Finkel founded Forbidden Root more than two years ago, aiming to return to botanic brewing with the creation of herb- and spice-based beers. Forbidden Root's brewpub is to open in late September in the old Hub Theater at 1746 W. Chicago Ave. in western Chicago.

Forbidden Root's brews are already on the market. The company contracts with another brewery for production and distributes to about 150 restaurants and 200 retail locations in the Chicago area, and has a growing presence in New York.

The beers—Forbidden Root, Sublime Ginger, Wildflower Pale Ale, Heavy Petal and Shady Character—combine spices from around the world and have flavour profiles all their own.

“It doesn't taste like anything I've ever had,” said BJ Pichman, who was a home brewer for about eight years before he became operations manager of Forbidden Root. “That to me was the most exciting revelation—to know that we were doing something that no one else out there was doing.”

Julia Herz, craft beer program director at the Boulder, Colo.-based Brewers Association, says botanic brewing is a micro-trend. She has seen a few other breweries around the country try it, but not many.

Herz said there is plenty of success to be found in approaching brewing from the spices first.

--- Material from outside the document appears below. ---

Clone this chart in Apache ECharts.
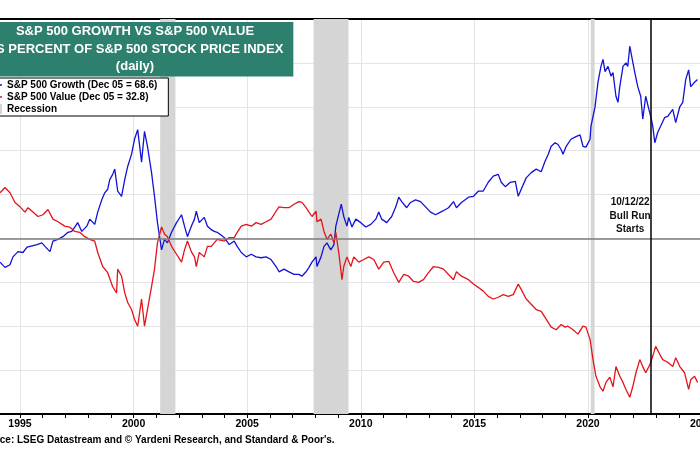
<!DOCTYPE html>
<html><head><meta charset="utf-8">
<script src="https://cdn.jsdelivr.net/npm/echarts@6/dist/echarts.min.js"></script>
<style>html,body{margin:0;padding:0;background:#fff}#c{width:700px;height:450px}</style>
</head><body><div id="c"></div>
<script>
// ---- data (decimal year, % of S&P 500 price index) ----
const growthName = 'S&P 500 Growth (Dec 05 = 68.6)';
const valueName = 'S&P 500 Value (Dec 05 = 32.8)';
const recessionName = 'Recession';
const titleLines = ['S&P 500 GROWTH VS S&P 500 VALUE', 'AS PERCENT OF S&P 500 STOCK PRICE INDEX', '(daily)'];
const sourceText = "Source: LSEG Datastream and \u00A9 Yardeni Research, and Standard & Poor's.";
const bullRunDate = 2022.78;
const bullRunLabel = ['10/12/22', 'Bull Run', 'Starts'];
const recessions = [[2001.17, 2001.84], [2007.92, 2009.46], [2020.12, 2020.29]];
const referenceLevel = 50;

const growth = [
[1994.12,47.3],[1994.34,46.7],[1994.56,47.0],[1994.69,47.9],[1994.91,48.5],[1995.13,48.4],[1995.31,49.0],[1995.75,49.3],[1995.96,49.5],[1996.10,49.1],[1996.32,48.5],[1996.45,49.7],[1996.67,49.9],[1996.89,50.2],[1997.11,50.7],[1997.28,50.8],[1997.41,51.3],[1997.54,51.8],[1997.72,50.8],[1997.94,51.4],[1998.07,52.2],[1998.29,51.6],[1998.42,53.0],[1998.60,54.4],[1998.73,55.2],[1998.86,55.6],[1998.95,56.7],[1999.08,57.3],[1999.17,57.9],[1999.25,58.1],[1999.30,55.4],[1999.47,54.8],[1999.61,56.7],[1999.74,58.2],[1999.91,59.6],[2000.04,61.3],[2000.18,62.4],[2000.35,58.7],[2000.48,62.2],[2000.61,60.5],[2000.79,57.5],[2000.92,54.8],[2001.05,51.8],[2001.23,48.7],[2001.36,49.9],[2001.49,49.5],[2001.67,50.7],[2001.89,51.8],[2002.11,52.7],[2002.24,51.4],[2002.37,50.2],[2002.54,51.4],[2002.68,52.2],[2002.76,53.1],[2002.89,51.8],[2003.11,52.4],[2003.25,51.4],[2003.42,51.0],[2003.55,50.8],[2003.68,50.7],
[2003.99,50.1],[2004.21,49.3],[2004.43,49.7],[2004.56,49.1],[2004.74,48.4],[2004.96,47.9],[2005.18,48.2],[2005.39,47.9],[2005.61,47.8],[2005.83,47.9],[2006.05,47.6],[2006.27,46.8],[2006.40,46.2],[2006.62,46.5],[2006.84,46.2],[2007.06,45.9],[2007.28,45.9],[2007.41,45.7],[2007.59,46.2],[2007.72,46.7],[2007.85,47.3],[2008.03,47.9],[2008.07,46.8],[2008.25,47.9],[2008.38,49.1],[2008.51,49.5],[2008.68,48.7],[2008.82,49.3],[2008.90,51.4],[2009.14,53.9],[2009.25,52.5],[2009.39,51.4],[2009.47,52.4],[2009.61,51.3],[2009.78,52.2],[2010.00,51.8],[2010.22,51.3],[2010.44,51.6],[2010.66,52.2],[2010.79,53.0],[2010.92,52.2],[2011.14,51.8],[2011.36,52.5],[2011.54,53.6],[2011.67,54.7],[2011.80,54.2],[2012.02,53.5],[2012.19,54.1],[2012.41,54.4],[2012.63,54.2],[2012.85,53.6],[2013.07,53.0],[2013.29,52.7],[2013.51,53.0],[2013.73,53.3],[2013.86,53.5],[2014.08,54.2],[2014.21,53.5],[2014.43,54.1],[2014.74,54.7],[2014.96,54.8],[2015.18,55.4],[2015.39,55.4],[2015.61,56.4],[2015.83,57.1],[2016.05,57.3],[2016.18,56.4],[2016.36,55.9],[2016.58,56.4],[2016.80,56.5],[2016.93,54.8],[2017.06,55.6],[2017.28,56.9],[2017.50,57.5],[2017.72,57.9],[2017.94,57.6],[2018.11,58.8],[2018.25,59.6],[2018.38,60.5],[2018.55,60.9],[2018.68,60.7],[2018.82,60.1],[2018.90,59.6],[2019.04,60.5],[2019.25,61.3],[2019.47,61.6],[2019.65,61.8],[2019.78,60.5],[2019.91,60.4],[2020.09,61.3],[2020.13,62.8],[2020.31,65.0],[2020.44,67.8],[2020.57,69.6],[2020.66,70.4],[2020.75,69.0],[2020.88,69.6],[2021.01,68.5],[2021.10,68.9],[2021.23,66.2],[2021.32,65.5],[2021.40,67.3],[2021.54,69.6],[2021.67,70.0],[2021.75,69.6],[2021.84,71.9],[2021.89,71.2],[2022.06,68.9],[2022.19,67.3],[2022.32,66.2],[2022.41,63.6],[2022.54,66.2],[2022.68,64.7],[2022.76,63.9],[2022.85,62.8],[2022.94,60.9],[2023.07,62.1],[2023.20,62.8],[2023.38,63.8],[2023.51,63.9],[2023.73,64.7],[2023.86,63.2],[2024.04,65.0],[2024.17,65.5],[2024.30,68.1],[2024.43,69.2],[2024.52,67.3],[2024.69,67.8],[2024.82,68.1]
];

const value = [
[1994.12,55.2],[1994.34,55.8],[1994.56,55.2],[1994.78,54.1],[1995.00,53.6],[1995.22,53.0],[1995.35,53.5],[1995.57,53.0],[1995.79,52.5],[1996.01,52.7],[1996.23,53.3],[1996.45,52.2],[1996.67,51.9],[1996.97,51.4],[1997.19,51.3],[1997.41,50.8],[1997.63,50.7],[1997.85,50.2],[1998.07,49.9],[1998.29,49.7],[1998.42,48.4],[1998.64,46.8],[1998.86,46.1],[1999.08,44.5],[1999.25,43.8],[1999.30,46.5],[1999.47,45.7],[1999.61,43.8],[1999.74,42.7],[1999.91,41.9],[2000.04,40.8],[2000.18,40.0],[2000.35,43.1],[2000.48,40.0],[2000.61,41.9],[2000.79,44.5],[2000.92,46.5],[2001.05,49.5],[2001.23,51.3],[2001.36,50.5],[2001.49,50.2],[2001.67,49.1],[2001.89,48.2],[2002.11,47.3],[2002.24,48.7],[2002.37,49.7],[2002.54,48.5],[2002.68,47.9],[2002.76,46.8],[2002.89,48.4],[2003.11,47.9],[2003.25,49.1],[2003.42,49.1],[2003.55,49.5],[2003.68,49.9],
[2003.99,49.7],[2004.21,50.1],[2004.43,50.1],[2004.56,50.7],[2004.74,51.4],[2004.96,51.6],[2005.18,51.4],[2005.39,51.8],[2005.61,51.6],[2005.83,51.9],[2006.05,52.2],[2006.27,53.1],[2006.40,53.6],[2006.62,53.5],[2006.84,53.5],[2007.06,53.9],[2007.28,54.2],[2007.41,54.1],[2007.59,53.5],[2007.72,53.0],[2007.85,52.5],[2008.03,53.1],[2008.07,51.9],[2008.25,52.2],[2008.38,50.8],[2008.51,49.9],[2008.68,50.5],[2008.82,49.5],[2008.90,50.7],[2009.04,48.2],[2009.17,45.3],[2009.25,46.8],[2009.39,47.9],[2009.56,46.8],[2009.69,47.9],[2009.91,47.3],[2010.13,47.6],[2010.35,47.9],[2010.57,47.6],[2010.79,46.5],[2011.01,47.3],[2011.23,47.4],[2011.45,46.1],[2011.67,45.0],[2011.89,45.9],[2012.11,45.7],[2012.32,45.1],[2012.54,45.0],[2012.76,45.3],[2012.98,46.1],[2013.20,46.8],[2013.42,46.7],[2013.64,46.5],[2013.86,45.9],[2014.08,45.3],[2014.21,46.2],[2014.43,45.7],[2014.74,45.3],[2014.96,44.8],[2015.18,44.4],[2015.39,44.0],[2015.61,43.4],[2015.83,43.1],[2016.05,43.3],[2016.27,43.6],[2016.49,43.4],[2016.71,43.6],[2016.93,44.8],[2017.06,44.2],[2017.28,43.1],[2017.50,42.5],[2017.72,41.9],[2017.94,41.7],[2018.16,40.8],[2018.38,39.9],[2018.60,39.6],[2018.82,40.2],[2018.99,39.9],[2019.12,40.0],[2019.34,39.6],[2019.56,39.1],[2019.78,40.0],[2019.91,39.9],[2020.09,38.5],[2020.22,36.2],[2020.35,34.3],[2020.53,33.1],[2020.66,32.6],[2020.79,33.6],[2020.96,34.2],[2021.10,33.1],[2021.23,35.4],[2021.40,34.3],[2021.54,33.6],[2021.67,32.8],[2021.84,31.9],[2021.97,33.1],[2022.11,34.7],[2022.28,36.2],[2022.41,35.4],[2022.54,34.7],[2022.72,35.6],[2022.85,36.6],[2022.98,37.7],[2023.16,36.8],[2023.29,36.2],[2023.51,35.9],[2023.73,35.4],[2023.86,36.4],[2024.04,35.4],[2024.25,34.7],[2024.43,32.8],[2024.52,33.9],[2024.69,34.3],[2024.82,33.6]
];

// ---- chart ----
const FONT = '"Liberation Sans", Arial, Helvetica, sans-serif';
const BLUE = '#1212d8';
const RED = '#e3141c';
const GREY = '#d5d5d5';
// thin dash icon (tiny invisible sliver keeps the 10x10 box so the dash stays thin)
const DASH_ICON = 'path://M0,4.2 L10,4.2 L10,5.8 L0,5.8 Z M0,0 L0.01,0 L0.01,10 L0,10 Z';
const chart = echarts.init(document.getElementById('c'), null, { renderer: 'canvas' });
chart.setOption({
  animation: false,
  backgroundColor: '#fff',
  textStyle: { fontFamily: FONT },
  title: {
    text: titleLines.join('\n'),
    left: 125, top: 22, textAlign: 'center',
    padding: [1, 10, 1, 10],
    backgroundColor: '#2d7f6e',
    textStyle: { color: '#fff', fontSize: 13, fontWeight: 'bold', lineHeight: 17.5, fontFamily: FONT }
  },
  legend: {
    orient: 'vertical', left: -12, top: 78,
    padding: [2, 11, 2, 4], itemGap: 2, itemWidth: 10, itemHeight: 10,
    borderColor: '#000', borderWidth: 1, backgroundColor: '#fff',
    selectedMode: false,
    textStyle: { fontSize: 10, fontWeight: 'bold', color: '#000', fontFamily: FONT },
    data: [
      { name: growthName, icon: DASH_ICON, itemStyle: { color: BLUE } },
      { name: valueName, icon: DASH_ICON, itemStyle: { color: RED } },
      { name: recessionName, icon: 'rect', itemStyle: { color: GREY } }
    ]
  },
  grid: { left: -93.6, right: -115.2, top: 19, bottom: 36, containLabel: false, outerBoundsMode: 'none' },
  xAxis: [{
    type: 'value', min: 1990, max: 2030, interval: 5,
    axisLine: { lineStyle: { color: '#000', width: 2 } },
    axisTick: { show: true, length: 4, lineStyle: { color: '#000' } },
    minorTick: { show: true, splitNumber: 5, length: 4, lineStyle: { color: '#000' } },
    splitLine: { show: true, lineStyle: { color: '#e4e4e4' } },
    axisLabel: { margin: 5, color: '#000', fontSize: 10.5, fontWeight: 'bold', fontFamily: FONT,
      formatter: v => (v >= 1995 && v <= 2025) ? String(v) : '' }
  }, {
    type: 'value', position: 'top', min: 1990, max: 2030, interval: 5,
    axisLine: { show: true, lineStyle: { color: '#000', width: 2 } },
    axisTick: { show: false }, axisLabel: { show: false }, splitLine: { show: false }
  }],
  yAxis: {
    type: 'value', min: 30, max: 75, interval: 5,
    axisLine: { show: false }, axisTick: { show: false }, axisLabel: { show: false },
    splitLine: { lineStyle: { color: '#e4e4e4' } }
  },
  series: [{
    name: recessionName, type: 'line', data: [], z: 1,
    color: GREY, itemStyle: { color: GREY },
    markArea: { silent: true, itemStyle: { color: GREY },
      data: recessions.map(r => [{ xAxis: r[0] }, { xAxis: r[1] }]) },
    markLine: { silent: true, symbol: 'none', label: { show: false },
      lineStyle: { color: '#7c7c7c', width: 1.5, type: 'solid' },
      data: [{ yAxis: referenceLevel }] }
  }, {
    name: growthName, type: 'line', data: growth, z: 3,
    showSymbol: false, symbol: 'none', color: BLUE,
    lineStyle: { color: BLUE, width: 1.3 },
    markLine: { silent: true, symbol: 'none', label: { show: false },
      lineStyle: { color: '#000', width: 1.5, type: 'solid' },
      data: [{ xAxis: bullRunDate }] },
    markPoint: { silent: true, symbol: 'circle', symbolSize: 0,
      label: { show: true, position: 'inside', offset: [-21, 0], align: 'center', verticalAlign: 'middle',
        formatter: bullRunLabel.join('\n'), color: '#111', fontSize: 10, fontWeight: 'bold', lineHeight: 13.5, fontFamily: FONT },
      data: [{ coord: [bullRunDate, 52.56] }] }
  }, {
    name: valueName, type: 'line', data: value, z: 3,
    showSymbol: false, symbol: 'none', color: RED,
    lineStyle: { color: RED, width: 1.3 }
  }],
  graphic: [{
    type: 'text', x: -23, y: 435, silent: true,
    style: { text: sourceText, fill: '#000', font: 'bold 10px ' + FONT, verticalAlign: 'top' }
  }]
});
</script>
</body></html>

“Chefs put in a lot of thought and energy and time to the spicing component in their dishes,” Herz said. “Brewers can have the same types of success using that approach with beers.”

“Forbidden Root has begun to tap into that potential. Its brews have a natural, “root-forward” taste that isn't accidental,” Finkel said. The company builds its brews around the spices, rather than fixating on the type of beer it wants and adding spice later.

Construction plans for the brewpub cater to that priority. It will have a 15-barrel system and a custom-made infuser, allowing the brewers to influence the flavour by deciding when to add spice.

Finkel would not talk specifics, but said “many millions of dollars” have been invested in Forbidden Root.

“The urge to do something you've never done before, to try something you've never tasted, is too tempting,” Finkel said.